The tale is fascinating because, as it twists and coils, you’re never sure who to shout for. Are you with the red-neck Oregonians, openly hostile towards these exotic outsiders? Or the cultists, who seem prepared to take whatever steps necessary – including, it is alleged, bussing in homeless people to help rig an election and poisoning a local salad bar to silence pesky critics.
No less compelling – and also just arrived on Netflix – is The Defiant Ones, a grandiosely-titled potted biog of Beats founders Dr Dre and Jimmy Iovine. Originally screened in the US by HBO, it has a superstar line-up of interviewees, including Bono, Springsteen, Trent Reznor, the late Tom Petty, Puff Daddy, Kendrick Lamar, Stevie Nicks – and, naturally Dre and Iovine.
The Defiant Ones was filmed concurrently with Straight Outta Compton, the sanitised retelling of Dr Dre’s rise as a member of NWA, which attracted criticism for glossing over his assault of hip hop journalist Dee Barnes. He’s more forthright here, apologising for the attack and asking for forgiveness. Barnes is interviewed too, revealing that, after going public with the incident, her career as a music presenter petered out. It was as though she was the aggressor, not Dre.
Speaking about the attack was, say the filmmakers, Dre’s idea – not theirs.
“When Dre, Jimmy, and I sat down before we started rolling cameras, there were certain terms that we all agreed to,” director Allen Hughes (Menace II Society, Book of Eli) told Consequence of Sound. “And Dre was at the forefront saying, ‘I have to deal with this, and I want to deal with this situation with Dee Barnes.’ This is way before the Straight Outta Compton film. So we shot his opening up about it and apology before the story resurfaced when the film came out. It was kind of odd to shoot that apology and then him have go through it over again. But it is what it is.”
“I wasn’t sure that Dee would be involved and had never met Dee previously. Dre wanted to deal with it in the film three-and-a-half years ago, and it made me really feel like the film would be something legitimate, that it wouldn’t be a fluff piece.

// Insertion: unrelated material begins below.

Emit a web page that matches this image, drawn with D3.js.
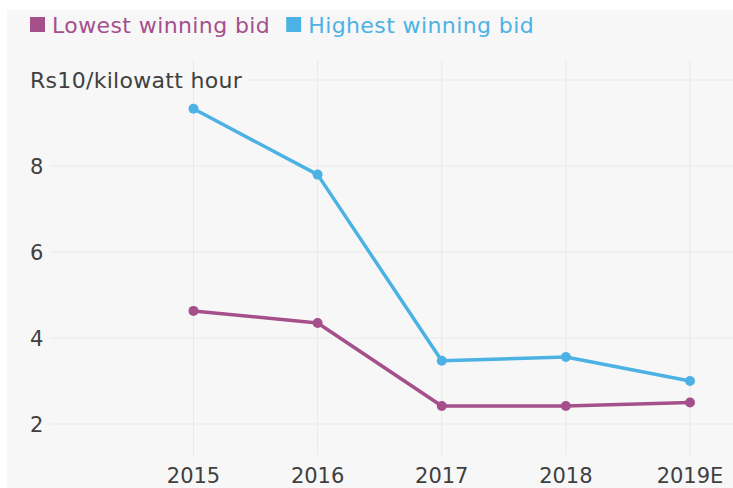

“But I thought it was even more important for her to be a part of the film because she was a cultural voice at the time and still is very vital. And they had a lot of fun together back then. She was like a little sister to him back in the day. World Class Wreckin Cru and NWA – she was part of that scene.”
The Defiant Ones occasionally tips into hagiography and you wonder if the questioning might no have been tougher – particularly regarding the gangsta rap feud between Suge Knight’s Death Row Records – backed by Iovine’s Interscope – and Puff Daddy’s Bad Boy, a conflict that culminated in the deaths of Tupac Shakur and Biggie Smalls.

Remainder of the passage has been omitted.